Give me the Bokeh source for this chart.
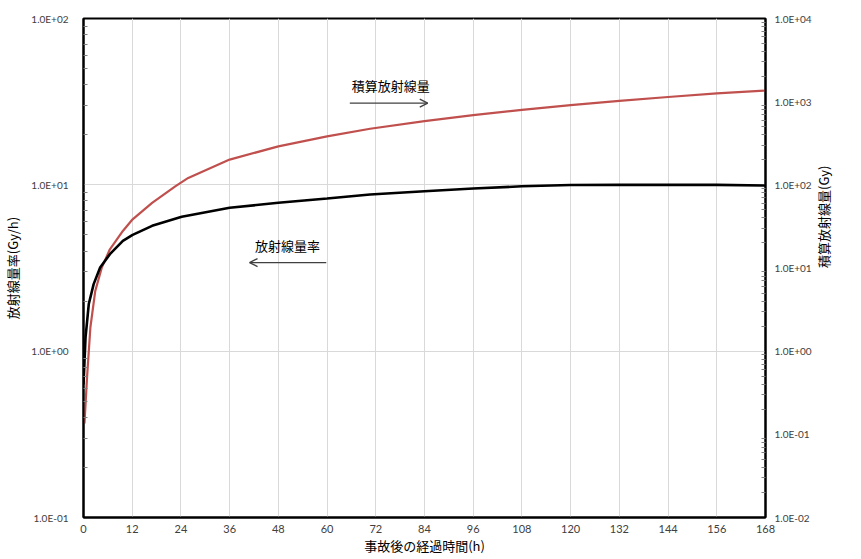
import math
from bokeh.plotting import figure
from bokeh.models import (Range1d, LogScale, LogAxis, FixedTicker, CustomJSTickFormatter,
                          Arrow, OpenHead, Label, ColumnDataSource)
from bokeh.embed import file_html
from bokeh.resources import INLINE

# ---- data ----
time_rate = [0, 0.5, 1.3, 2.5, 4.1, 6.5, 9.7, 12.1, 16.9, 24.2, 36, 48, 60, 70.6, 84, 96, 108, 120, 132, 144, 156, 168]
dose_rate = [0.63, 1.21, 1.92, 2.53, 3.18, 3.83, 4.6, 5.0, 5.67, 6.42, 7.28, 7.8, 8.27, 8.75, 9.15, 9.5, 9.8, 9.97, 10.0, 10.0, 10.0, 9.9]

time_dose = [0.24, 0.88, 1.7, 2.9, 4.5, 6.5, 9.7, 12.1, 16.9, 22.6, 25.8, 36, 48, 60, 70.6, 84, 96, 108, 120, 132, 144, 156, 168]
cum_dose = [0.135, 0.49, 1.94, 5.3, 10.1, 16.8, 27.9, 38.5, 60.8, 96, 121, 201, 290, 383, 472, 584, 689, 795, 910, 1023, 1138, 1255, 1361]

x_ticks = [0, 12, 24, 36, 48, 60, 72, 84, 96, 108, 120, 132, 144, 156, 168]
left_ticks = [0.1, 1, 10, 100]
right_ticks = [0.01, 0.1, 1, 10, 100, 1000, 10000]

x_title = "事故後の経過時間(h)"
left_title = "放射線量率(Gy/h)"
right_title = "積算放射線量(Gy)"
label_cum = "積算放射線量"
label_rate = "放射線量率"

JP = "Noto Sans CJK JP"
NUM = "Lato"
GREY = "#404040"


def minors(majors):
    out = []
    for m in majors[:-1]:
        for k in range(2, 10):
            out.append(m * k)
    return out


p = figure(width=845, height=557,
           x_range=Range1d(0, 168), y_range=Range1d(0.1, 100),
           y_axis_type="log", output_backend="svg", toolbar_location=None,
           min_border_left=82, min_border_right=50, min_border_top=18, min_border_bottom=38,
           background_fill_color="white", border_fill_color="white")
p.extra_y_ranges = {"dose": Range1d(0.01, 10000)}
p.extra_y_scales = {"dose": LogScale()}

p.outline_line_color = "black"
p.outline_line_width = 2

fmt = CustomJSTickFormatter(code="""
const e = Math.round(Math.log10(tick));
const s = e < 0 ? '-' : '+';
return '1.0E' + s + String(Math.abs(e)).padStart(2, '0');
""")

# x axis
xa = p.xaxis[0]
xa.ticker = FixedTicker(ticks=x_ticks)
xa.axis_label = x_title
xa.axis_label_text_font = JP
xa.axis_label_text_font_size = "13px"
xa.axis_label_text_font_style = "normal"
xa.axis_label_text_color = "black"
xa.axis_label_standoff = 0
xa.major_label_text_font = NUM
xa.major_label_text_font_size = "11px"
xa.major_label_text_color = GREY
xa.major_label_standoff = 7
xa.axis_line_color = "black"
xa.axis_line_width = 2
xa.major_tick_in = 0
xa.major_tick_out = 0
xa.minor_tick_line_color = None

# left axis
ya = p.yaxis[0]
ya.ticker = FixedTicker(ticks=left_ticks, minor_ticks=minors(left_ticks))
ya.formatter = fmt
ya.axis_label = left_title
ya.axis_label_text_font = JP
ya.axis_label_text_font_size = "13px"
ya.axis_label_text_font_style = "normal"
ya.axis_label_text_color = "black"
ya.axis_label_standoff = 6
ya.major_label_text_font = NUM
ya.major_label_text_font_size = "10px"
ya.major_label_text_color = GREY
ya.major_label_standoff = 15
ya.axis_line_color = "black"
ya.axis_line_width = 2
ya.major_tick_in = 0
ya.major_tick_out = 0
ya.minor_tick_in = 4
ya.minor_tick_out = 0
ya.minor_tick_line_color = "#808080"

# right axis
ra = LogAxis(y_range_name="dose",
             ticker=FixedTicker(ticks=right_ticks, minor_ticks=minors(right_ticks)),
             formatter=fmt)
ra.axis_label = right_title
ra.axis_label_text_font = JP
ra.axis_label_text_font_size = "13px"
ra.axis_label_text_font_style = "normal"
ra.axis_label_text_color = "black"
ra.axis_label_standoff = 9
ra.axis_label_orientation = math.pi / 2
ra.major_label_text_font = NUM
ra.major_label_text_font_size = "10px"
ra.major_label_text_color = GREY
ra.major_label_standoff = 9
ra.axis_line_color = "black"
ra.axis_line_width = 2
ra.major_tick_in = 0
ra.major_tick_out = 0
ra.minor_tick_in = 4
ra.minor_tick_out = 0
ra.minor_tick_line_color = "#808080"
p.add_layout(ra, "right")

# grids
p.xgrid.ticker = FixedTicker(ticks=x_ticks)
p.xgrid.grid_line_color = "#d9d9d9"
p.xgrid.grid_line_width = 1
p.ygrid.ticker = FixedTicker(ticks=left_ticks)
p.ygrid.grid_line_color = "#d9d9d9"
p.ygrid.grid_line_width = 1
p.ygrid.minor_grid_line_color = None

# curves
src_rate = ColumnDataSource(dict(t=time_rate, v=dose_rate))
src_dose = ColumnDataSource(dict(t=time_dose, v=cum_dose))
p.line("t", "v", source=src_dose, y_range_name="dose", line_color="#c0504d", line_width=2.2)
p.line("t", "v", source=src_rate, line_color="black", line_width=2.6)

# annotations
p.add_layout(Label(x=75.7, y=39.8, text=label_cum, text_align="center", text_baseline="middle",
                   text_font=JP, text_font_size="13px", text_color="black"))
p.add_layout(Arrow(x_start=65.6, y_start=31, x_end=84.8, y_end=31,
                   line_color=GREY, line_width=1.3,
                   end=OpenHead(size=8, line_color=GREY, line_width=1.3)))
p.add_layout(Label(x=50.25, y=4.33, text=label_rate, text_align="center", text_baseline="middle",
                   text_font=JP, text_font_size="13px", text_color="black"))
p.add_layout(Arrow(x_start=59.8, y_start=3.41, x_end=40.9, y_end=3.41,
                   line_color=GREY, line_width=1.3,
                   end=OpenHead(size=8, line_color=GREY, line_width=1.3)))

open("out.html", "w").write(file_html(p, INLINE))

--

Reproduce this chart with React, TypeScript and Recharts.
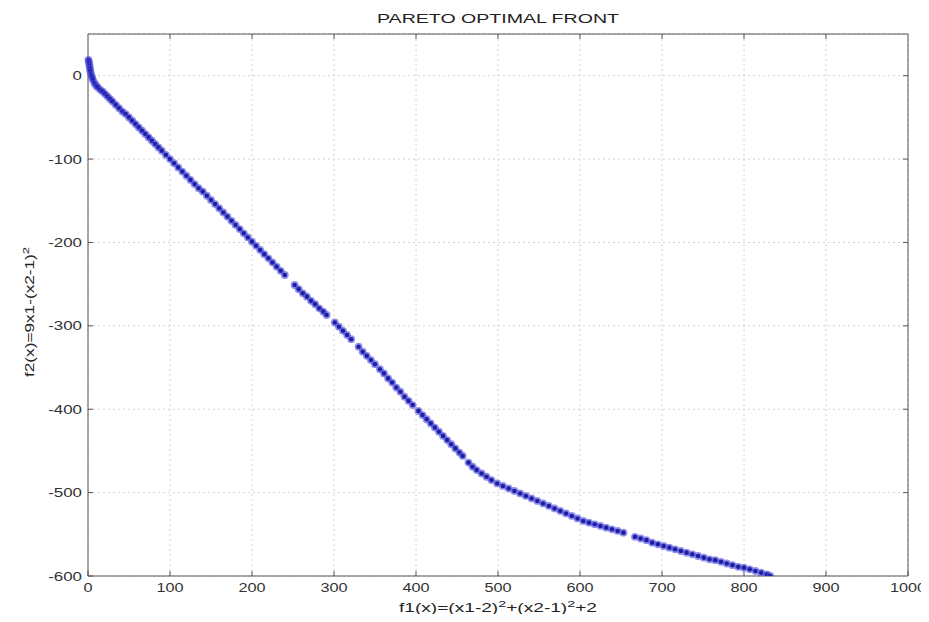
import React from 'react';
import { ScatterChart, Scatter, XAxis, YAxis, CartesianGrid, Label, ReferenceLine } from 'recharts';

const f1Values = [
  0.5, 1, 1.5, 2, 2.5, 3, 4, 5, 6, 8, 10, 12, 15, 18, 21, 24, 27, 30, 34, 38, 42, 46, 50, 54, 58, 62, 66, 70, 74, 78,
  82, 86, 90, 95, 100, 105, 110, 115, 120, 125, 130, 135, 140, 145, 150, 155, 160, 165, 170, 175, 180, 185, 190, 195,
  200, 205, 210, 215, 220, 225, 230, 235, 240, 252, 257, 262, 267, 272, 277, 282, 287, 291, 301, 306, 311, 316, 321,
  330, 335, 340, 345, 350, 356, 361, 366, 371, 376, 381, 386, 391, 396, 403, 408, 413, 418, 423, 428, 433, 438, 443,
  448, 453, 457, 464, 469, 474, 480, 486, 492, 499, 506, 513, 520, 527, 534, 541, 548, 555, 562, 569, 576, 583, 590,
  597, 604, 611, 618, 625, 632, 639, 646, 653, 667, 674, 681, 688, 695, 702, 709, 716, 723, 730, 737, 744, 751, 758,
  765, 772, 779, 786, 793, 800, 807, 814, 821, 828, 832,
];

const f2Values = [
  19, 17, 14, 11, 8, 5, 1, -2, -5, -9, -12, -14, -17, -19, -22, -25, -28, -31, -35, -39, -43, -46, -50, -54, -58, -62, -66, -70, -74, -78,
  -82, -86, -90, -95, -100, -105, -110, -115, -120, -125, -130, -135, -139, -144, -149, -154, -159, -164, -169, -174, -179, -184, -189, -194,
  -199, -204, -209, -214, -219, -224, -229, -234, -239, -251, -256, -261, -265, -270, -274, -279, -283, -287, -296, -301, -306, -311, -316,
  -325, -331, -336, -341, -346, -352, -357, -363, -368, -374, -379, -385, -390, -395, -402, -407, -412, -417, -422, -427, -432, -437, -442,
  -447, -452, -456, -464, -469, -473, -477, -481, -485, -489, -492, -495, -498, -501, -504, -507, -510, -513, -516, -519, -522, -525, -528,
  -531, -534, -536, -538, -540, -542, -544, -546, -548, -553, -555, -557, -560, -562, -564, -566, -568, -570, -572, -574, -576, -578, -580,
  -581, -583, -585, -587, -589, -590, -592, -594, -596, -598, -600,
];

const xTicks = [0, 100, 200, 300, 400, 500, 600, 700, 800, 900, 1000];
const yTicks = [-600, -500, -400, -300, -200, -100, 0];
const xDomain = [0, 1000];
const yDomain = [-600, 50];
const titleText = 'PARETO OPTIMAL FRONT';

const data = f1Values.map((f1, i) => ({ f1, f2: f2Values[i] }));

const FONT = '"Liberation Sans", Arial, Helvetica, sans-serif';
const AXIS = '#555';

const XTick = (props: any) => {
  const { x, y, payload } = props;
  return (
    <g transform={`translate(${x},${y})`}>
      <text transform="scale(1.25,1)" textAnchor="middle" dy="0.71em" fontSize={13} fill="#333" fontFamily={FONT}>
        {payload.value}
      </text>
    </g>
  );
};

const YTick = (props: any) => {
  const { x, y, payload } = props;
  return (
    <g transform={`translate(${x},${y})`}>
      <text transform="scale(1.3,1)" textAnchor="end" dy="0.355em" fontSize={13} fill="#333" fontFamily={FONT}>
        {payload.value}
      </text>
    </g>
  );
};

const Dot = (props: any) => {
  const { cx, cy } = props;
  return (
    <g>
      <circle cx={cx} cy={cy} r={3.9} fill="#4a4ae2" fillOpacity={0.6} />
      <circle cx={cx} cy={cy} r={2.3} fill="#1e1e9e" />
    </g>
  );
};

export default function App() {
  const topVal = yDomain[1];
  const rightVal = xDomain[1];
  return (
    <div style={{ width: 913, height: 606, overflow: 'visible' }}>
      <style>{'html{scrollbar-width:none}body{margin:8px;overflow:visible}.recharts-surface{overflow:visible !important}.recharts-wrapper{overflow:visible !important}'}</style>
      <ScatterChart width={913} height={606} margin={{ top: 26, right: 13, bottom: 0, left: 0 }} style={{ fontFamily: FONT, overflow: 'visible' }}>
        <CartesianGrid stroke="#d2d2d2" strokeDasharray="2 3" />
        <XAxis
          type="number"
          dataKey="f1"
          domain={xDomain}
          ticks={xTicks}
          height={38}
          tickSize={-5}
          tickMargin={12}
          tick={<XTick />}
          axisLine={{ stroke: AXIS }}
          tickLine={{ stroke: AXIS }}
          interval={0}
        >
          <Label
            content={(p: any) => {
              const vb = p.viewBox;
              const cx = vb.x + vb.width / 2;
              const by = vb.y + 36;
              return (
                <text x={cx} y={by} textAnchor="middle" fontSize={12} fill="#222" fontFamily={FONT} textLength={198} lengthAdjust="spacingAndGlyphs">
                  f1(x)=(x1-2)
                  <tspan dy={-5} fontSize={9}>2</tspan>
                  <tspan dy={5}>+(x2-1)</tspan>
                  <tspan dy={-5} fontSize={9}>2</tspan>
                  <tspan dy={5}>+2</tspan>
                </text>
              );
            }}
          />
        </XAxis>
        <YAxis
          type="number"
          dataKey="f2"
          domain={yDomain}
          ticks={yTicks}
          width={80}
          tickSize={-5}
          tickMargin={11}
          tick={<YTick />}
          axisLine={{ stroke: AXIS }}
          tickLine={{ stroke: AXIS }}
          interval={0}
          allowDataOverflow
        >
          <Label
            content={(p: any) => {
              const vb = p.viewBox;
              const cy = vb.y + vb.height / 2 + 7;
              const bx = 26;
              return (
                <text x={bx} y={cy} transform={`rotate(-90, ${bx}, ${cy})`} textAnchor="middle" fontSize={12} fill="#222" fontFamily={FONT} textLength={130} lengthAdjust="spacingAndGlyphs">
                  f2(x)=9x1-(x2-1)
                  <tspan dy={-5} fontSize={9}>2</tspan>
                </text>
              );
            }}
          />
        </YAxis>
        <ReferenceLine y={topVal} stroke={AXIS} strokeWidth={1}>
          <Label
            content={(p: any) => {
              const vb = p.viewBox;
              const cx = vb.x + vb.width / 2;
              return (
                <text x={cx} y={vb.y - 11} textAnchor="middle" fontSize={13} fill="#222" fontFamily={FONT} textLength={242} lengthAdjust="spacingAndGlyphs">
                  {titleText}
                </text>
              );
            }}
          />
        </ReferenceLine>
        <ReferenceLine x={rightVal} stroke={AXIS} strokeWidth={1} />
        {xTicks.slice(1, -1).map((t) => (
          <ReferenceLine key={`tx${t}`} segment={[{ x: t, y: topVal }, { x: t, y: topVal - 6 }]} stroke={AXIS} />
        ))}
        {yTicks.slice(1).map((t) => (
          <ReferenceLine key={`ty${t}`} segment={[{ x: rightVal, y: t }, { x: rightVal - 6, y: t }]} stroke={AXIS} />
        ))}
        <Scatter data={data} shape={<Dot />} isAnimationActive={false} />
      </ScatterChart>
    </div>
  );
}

Direction ▸
Retype the section that opens with the line holding "Reproduce this chart" and closes with the line holding "CartesianGrid, Label, ReferenceLine", exactly as it reads, without any pictures.

In response ▸
Reproduce this chart with React, TypeScript and Recharts.
import React from 'react';
import { ScatterChart, Scatter, XAxis, YAxis, CartesianGrid, Label, ReferenceLine } from 'recharts';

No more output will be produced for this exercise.